Structured concurrency in golang

After seeing the below I can’t help but wonder, are the go language maintainers following along? Anyone know?

Susan Potter (‪@SusanPotter‬)

5/17/19, 23:42

I can’t help myself… “We studied six popular Go software [projects] including Docker, Kubernetes, and gRPC. We analyzed 171 concurrency bugs in total, with more than half of them caused by non-traditional, Go-specific problems.” songlh.github.io/paper/go-study…

1 Like

There’s some discussion of Go + structured concurrency in this thread; see in particular Ian Lance Taylor’s comment here. I don’t know of any discussion beyond that though.

1 Like

Also, I think it would be super cool if someone went through the bugs in that paper to check how many would be prevented by structured concurrency. Obviously some of us have an intuition that it might be a lot of them, but you don’t know until you check!

1 Like

I just read/skimmed the paper. Informally I’d guesstimate that around 2/3 to 3/4 of the bugs they examined could have been avoided. To be more accurate, somebody with better Go knowledge than me would have to classify the individual patches manually. While the categories they sorted the bugs into do hint at whether structured concurrency would have prevented them, I sampled the “blocking/docker” sampels and found what looks like exceptions in both directions.
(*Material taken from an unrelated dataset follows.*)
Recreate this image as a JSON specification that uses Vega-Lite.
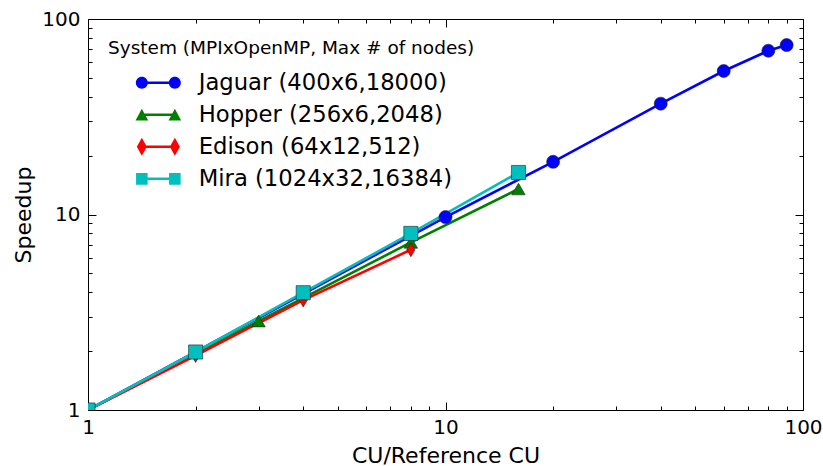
{
  "$schema": "https://vega.github.io/schema/vega-lite/v6.json",
  "width": 715,
  "height": 391,
  "autosize": "none",
  "padding": {"left": 88, "top": 19, "right": 20, "bottom": 56},
  "background": "white",
  "config": {
    "font": "DejaVu Sans",
    "view": {"stroke": "#000", "strokeWidth": 1},
    "axis": {"grid": false, "domain": false, "tickColor": "#000", "tickWidth": 1, "labelColor": "#000", "titleColor": "#000", "labelFont": "DejaVu Sans", "titleFont": "DejaVu Sans", "titleFontWeight": "normal"}
  },
  "data": {
    "values": [
      {"system": "Jaguar (400x6,18000)", "cu": 1, "speedup": 1},
      {"system": "Jaguar (400x6,18000)", "cu": 10, "speedup": 9.7},
      {"system": "Jaguar (400x6,18000)", "cu": 20, "speedup": 18.6},
      {"system": "Jaguar (400x6,18000)", "cu": 40, "speedup": 36.9},
      {"system": "Jaguar (400x6,18000)", "cu": 60, "speedup": 54.2},
      {"system": "Jaguar (400x6,18000)", "cu": 80, "speedup": 68.8},
      {"system": "Jaguar (400x6,18000)", "cu": 90, "speedup": 73.6},
      {"system": "Hopper (256x6,2048)", "cu": 1, "speedup": 1},
      {"system": "Hopper (256x6,2048)", "cu": 3, "speedup": 2.85},
      {"system": "Hopper (256x6,2048)", "cu": 8, "speedup": 7.2},
      {"system": "Hopper (256x6,2048)", "cu": 16, "speedup": 13.5},
      {"system": "Edison (64x12,512)", "cu": 1, "speedup": 1},
      {"system": "Edison (64x12,512)", "cu": 2, "speedup": 1.9},
      {"system": "Edison (64x12,512)", "cu": 4, "speedup": 3.65},
      {"system": "Edison (64x12,512)", "cu": 8, "speedup": 6.6},
      {"system": "Mira (1024x32,16384)", "cu": 1, "speedup": 1},
      {"system": "Mira (1024x32,16384)", "cu": 2, "speedup": 1.98},
      {"system": "Mira (1024x32,16384)", "cu": 4, "speedup": 3.98},
      {"system": "Mira (1024x32,16384)", "cu": 8, "speedup": 8.0},
      {"system": "Mira (1024x32,16384)", "cu": 16, "speedup": 16.4}
    ]
  },
  "resolve": {
    "scale": {"shape": "independent", "color": "independent", "size": "independent"},
    "axis": {"x": "independent", "y": "independent"}
  },
  "layer": [
    {
      "mark": {"type": "line", "strokeWidth": 2.6, "clip": true},
      "encoding": {
        "x": {"field": "cu", "type": "quantitative",
          "scale": {"type": "log", "domain": [1, 100], "nice": false},
          "axis": {"orient": "bottom", "title": "CU/Reference CU", "titleFontSize": 22, "titlePadding": 8, "labelFontSize": 20, "labelPadding": 7, "ticks": false, "values": [1, 10, 100], "labelFlush": false, "labelOverlap": false, "format": "d"}},
        "y": {"field": "speedup", "type": "quantitative",
          "scale": {"type": "log", "domain": [1, 100], "nice": false},
          "axis": {"orient": "left", "title": "Speedup", "titleFontSize": 22, "titlePadding": 6, "labelFontSize": 20, "labelPadding": 8, "ticks": false, "values": [1, 10, 100], "labelFlush": false, "labelOverlap": false, "format": "d"}},
        "color": {"field": "system", "type": "nominal", "legend": null,
          "scale": {"domain": ["Jaguar (400x6,18000)", "Hopper (256x6,2048)", "Edison (64x12,512)", "Mira (1024x32,16384)"], "range": ["#0000ff", "#008000", "#ff0000", "#00bfbf"]}},
        "order": {"field": "cu", "type": "quantitative"}
      }
    },
    {
      "mark": {"type": "point", "filled": true, "opacity": 1, "stroke": "#222", "strokeWidth": 0.6, "clip": true},
      "encoding": {
        "x": {"field": "cu", "type": "quantitative", "scale": {"type": "log", "domain": [1, 100], "nice": false}, "axis": null},
        "y": {"field": "speedup", "type": "quantitative", "scale": {"type": "log", "domain": [1, 100], "nice": false}, "axis": null},
        "color": {"field": "system", "type": "nominal", "legend": null,
          "scale": {"domain": ["Jaguar (400x6,18000)", "Hopper (256x6,2048)", "Edison (64x12,512)", "Mira (1024x32,16384)"], "range": ["#0000ff", "#008000", "#ff0000", "#00bfbf"]}},
        "shape": {"field": "system", "type": "nominal", "legend": null,
          "scale": {"domain": ["Jaguar (400x6,18000)", "Hopper (256x6,2048)", "Edison (64x12,512)", "Mira (1024x32,16384)"], "range": ["circle", "triangle-up", "M0,-1 L0.6,0 L0,1 L-0.6,0 Z", "square"]}},
        "size": {"field": "system", "type": "nominal", "legend": null,
          "scale": {"domain": ["Jaguar (400x6,18000)", "Hopper (256x6,2048)", "Edison (64x12,512)", "Mira (1024x32,16384)"], "range": [170, 200, 324, 170]}}
      }
    },
    {
      "mark": {"type": "point", "filled": true, "opacity": 1, "clip": true},
      "encoding": {
        "x": {"field": "cu", "type": "quantitative", "scale": {"type": "log", "domain": [1, 100], "nice": false}, "axis": null},
        "y": {"datum": 100000, "type": "quantitative", "scale": {"type": "log", "domain": [1, 100], "nice": false}, "axis": null},
        "color": {"field": "system", "type": "nominal", "title": "System (MPIxOpenMP, Max # of nodes)",
          "scale": {"domain": ["Jaguar (400x6,18000)", "Hopper (256x6,2048)", "Edison (64x12,512)", "Mira (1024x32,16384)"], "range": ["#0000ff", "#008000", "#ff0000", "#00bfbf"]},
          "legend": {"orient": "top-left", "offset": 20, "padding": 0, "symbolSize": 484, "symbolOpacity": 1, "symbolStrokeWidth": 0, "titleFontSize": 18.5, "titleFont": "DejaVu Sans", "titleFontWeight": "normal", "titleColor": "#000", "titleLimit": 600, "labelFontSize": 22.7, "labelFont": "DejaVu Sans", "labelColor": "#000", "labelOffset": 68, "labelLimit": 400, "titlePadding": 14, "rowPadding": 8}},
        "shape": {"field": "system", "type": "nominal", "title": "System (MPIxOpenMP, Max # of nodes)",
          "scale": {"domain": ["Jaguar (400x6,18000)", "Hopper (256x6,2048)", "Edison (64x12,512)", "Mira (1024x32,16384)"],
            "range": [
              "M1.5,0 A0.545,0.545 0 1,1 2.59,0 A0.545,0.545 0 1,1 1.5,0 Z M4.5,0 A0.545,0.545 0 1,1 5.59,0 A0.545,0.545 0 1,1 4.5,0 Z M2.045,-0.114 L5.045,-0.114 L5.045,0.114 L2.045,0.114 Z",
              "M1.47,0.52 L2.045,-0.55 L2.62,0.52 Z M4.47,0.52 L5.045,-0.55 L5.62,0.52 Z M2.045,-0.114 L5.045,-0.114 L5.045,0.114 L2.045,0.114 Z",
              "M2.045,-0.818 L2.5,0 L2.045,0.818 L1.59,0 Z M5.045,-0.818 L5.5,0 L5.045,0.818 L4.59,0 Z M2.045,-0.114 L5.045,-0.114 L5.045,0.114 L2.045,0.114 Z",
              "M1.52,-0.525 L2.57,-0.525 L2.57,0.525 L1.52,0.525 Z M4.52,-0.525 L5.57,-0.525 L5.57,0.525 L4.52,0.525 Z M2.045,-0.114 L5.045,-0.114 L5.045,0.114 L2.045,0.114 Z"
            ]}}
      }
    },
    {
      "mark": {"type": "point", "opacity": 0},
      "encoding": {
        "x": {"field": "cu", "type": "quantitative", "scale": {"type": "log", "domain": [1, 100], "nice": false},
          "axis": {"orient": "top", "offset": -391, "title": null, "labels": false, "tickCount": 20,
            "tickSize": {"condition": {"test": "datum.value == 1 || datum.value == 10 || datum.value == 100", "value": 8}, "value": 4}}},
        "y": {"field": "speedup", "type": "quantitative", "scale": {"type": "log", "domain": [1, 100], "nice": false},
          "axis": {"orient": "right", "offset": -715, "title": null, "labels": false, "tickCount": 20,
            "tickSize": {"condition": {"test": "datum.value == 1 || datum.value == 10 || datum.value == 100", "value": 8}, "value": 4}}}
      }
    },
    {
      "mark": {"type": "point", "opacity": 0},
      "encoding": {
        "x": {"field": "cu", "type": "quantitative", "scale": {"type": "log", "domain": [1, 100], "nice": false},
          "axis": {"orient": "bottom", "offset": -391, "title": null, "labels": false, "tickCount": 20,
            "tickSize": {"condition": {"test": "datum.value == 1 || datum.value == 10 || datum.value == 100", "value": 8}, "value": 4}}},
        "y": {"field": "speedup", "type": "quantitative", "scale": {"type": "log", "domain": [1, 100], "nice": false},
          "axis": {"orient": "left", "offset": -715, "title": null, "labels": false, "tickCount": 20,
            "tickSize": {"condition": {"test": "datum.value == 1 || datum.value == 10 || datum.value == 100", "value": 8}, "value": 4}}}
      }
    }
  ]
}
Expecting structured concurrency to have prevented 3/4 of the bugs seems optimistic to me. I haven’t looked at the raw data (is it even available?), but they tell us that ~1/4 of the bugs were classic race conditions, and I wouldn’t expect structured concurrency to have any direct effect on those. (I guess we could hypothesize about an indirect effect where structured concurrency makes things simpler overall so you have more brain power left over to spend on noticing race conditions, but that’s beyond the scope of this methodology.)

And @elizarov wrote a nice article here about a deadlock bug when using channels in a structured program – structure is nice but it’s not a panacea:

OTOH, all mistakes in using the WaitGroup API seem like they’d trivially be prevented. And more interestingly, the two examples in their paper that I had to stare at the longest to understand – Figs. 6 and 12 – both involve a standard module’s surprising use of background goroutines. In a structured language, you couldn’t have those APIs. And maybe you wouldn’t need them, since they both involve timeout/cancellation handling, and in structured languages we expect those to be handled by the runtime.

I just can’t tell how representative these examples are. Someone could email the authors to ask for access to the data or invite them to participate here, but I don’t have the time myself right now.

The github archive mentioned in the paper contains an exhaustive spreadsheet, plus patches to every bug they classified.

Yes, structure by itself is not a panacea, but OTOH structure would enable the runtime, or even static analysis, to more stringently check for partial no-progress conditions or lock priority violations.

Evaluating their list in that light would boil down to another research paper – something which I’d love to write but unfortunately have zero free time for.

The linked paper does not seem to account for survivorship bias. The bugs that they examined include only the subset of bugs that made it through initial testing and code review (before the commit was accepted into the corresponding project), so it’s not necessarily valid to use that analysis to try to reason about the defect rates of concurrency patterns in general.

Do note that there are libraries for structured concurrency in Go, such as golang.org/x/sync/errgroup. Whether it can or will be incorporated into the language or standard library remains to be seen.

(I gave a related talk at last year’s GopherCon: Rethinking Classical Concurrency Patterns.)

That’s totally true. I think for their purposes that’s fine, since they’re interested in applications like building tools to catch those bugs that would otherwise slip through.

For the purposes of assessing the structured concurrency idea, it’s more of a problem. And in fact, there’s an even worse problem: sorting through the bugs in that paper won’t tell us anything about all the bugs that would have been created if go was a structured-concurrency language, but weren’t because it’s not.

Really the only valid approach would be to go back in time, create two parallel universes that are identical except for how go was designed, and then compare defect rates in Kubernetes etc across these two universes.

Since we can’t do that experiment, I think it’s still interesting to learn what we can from studies like this. But you’re right that we have to be very careful with the interpretation.

Also there’s sync.WaitGroup in the standard library that is specifically designed to group all goroutines of a task together and control their termination (their “joining”).